Friday
The phone rings and I jolt awake, worried that I have overslept. But its only 7.30am, and the lady on the phone heard me on the radio yesterday and wants me to come teach her patients to bead. No problem.
I could have just slept on and on. Last night I went to bed early-early. Sometimes I feel the pain and frustration of Bianca's life so acutely that I just need to sleep to escape it. And it had been a long day. Seven minibus rides, two security-guards-on-strike train rides, and a narrowly missed gang gun fight. I'm just tired.
I go out and see if the chickens are alright. Tell Lindiwe off, 'hey, be quiet. You can go live back outside with the other girls when you can learn to be nice to them'. Rosie looks sleepy and I panic that she's sick. Mum says they are just cold and sleepy. They haven't touched the cabbage I hung up for them.
Friday is teaching day. Three hours of teaching with my eight students from Congo (DRC), Rwanda, Burundi, Somalia and Angola. Before class I sit and talk with Charles, the centre manager, about his recent robbery - all his memory sticks were taken from his car, with all his funding proposals on. Days and days of work, gone. He teases me - 'you give me stress, why did you dump me?'. 'Hey, you messed up, not me', I say, but he doesn't listen. I wish he could understand. Because part of me wants him back. But he just doesn't know how badly he went wrong.
M class are lovely. Suddenly their English is good, just like that. I have them hooked on beads though, and I think given the choice they would rather not learn any English at all, and bead the whole day long. Every week they bring finished pieces to me that are so beautiful, with new twists on basic designs. We are planning for World Refugee Day. We're going to make lots of stock. We're going to make a fortune!

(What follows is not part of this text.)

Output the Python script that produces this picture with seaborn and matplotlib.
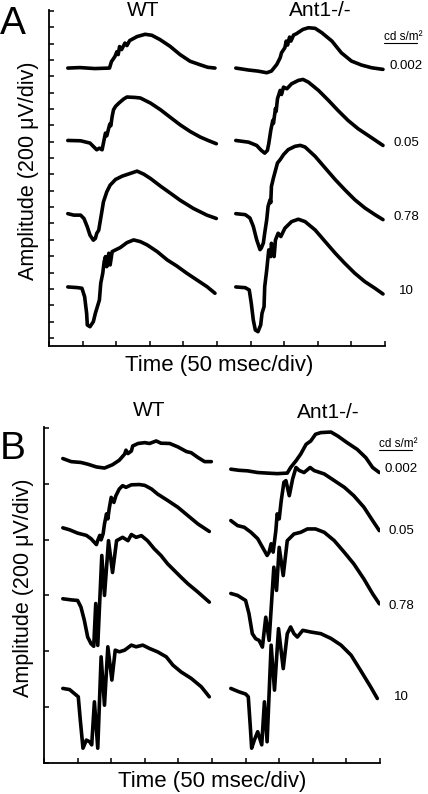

Charles drops me in Long Street and I return to some ancient haunts. The bead shop, a friend's shop, Mr Pickwicks.
In Mr Pickwicks I just sit, the way I used to when I was 18 and lonely. I don't need a menu. I know what I'll order and so does the cute waiter. The same as always.
The weather has suddenly turned. Yesterday boiling and uncomfortable, with a short smattering of summer rain. Today chills run up and down my spine and the rain falls in the huge dollops that soak through your clothes in seconds.
So I wait. I wait for Erica to finish work so I can get a lift, avoid the rain and the minibus taxis. I've got a funny feeling about the taxi ranks right now. If the gang violence is spreading into shopping malls then surely public transport is next. Half the security guards are still on strike. Cape Town feels weird, suddenly hit by cold and wet, and just as suddenly hit with random violence again. The sudden random violent outbursts punctuate our angst-sodden lives, piling straw after straw onto camel-backs long since broken.
Tired.
Rushing through the wet, flooded streets, a lady from Congo is crossing the same street, opposite direction, wearing a baby on her back, bright fabric, and pushing shopping along ni the baby's pram.
The roads are flooded and there is beauty in the rippling pools of water.
And in the car, driving onto the slopes of Devil's Peak, there is water all around, the tops of city sky-scrapers invisible through the haze. On the sides of the mountain, African mists dance around African trees and I wonder where on earth I am. We look down on the harbour and marvel at the thousands of flickering lights.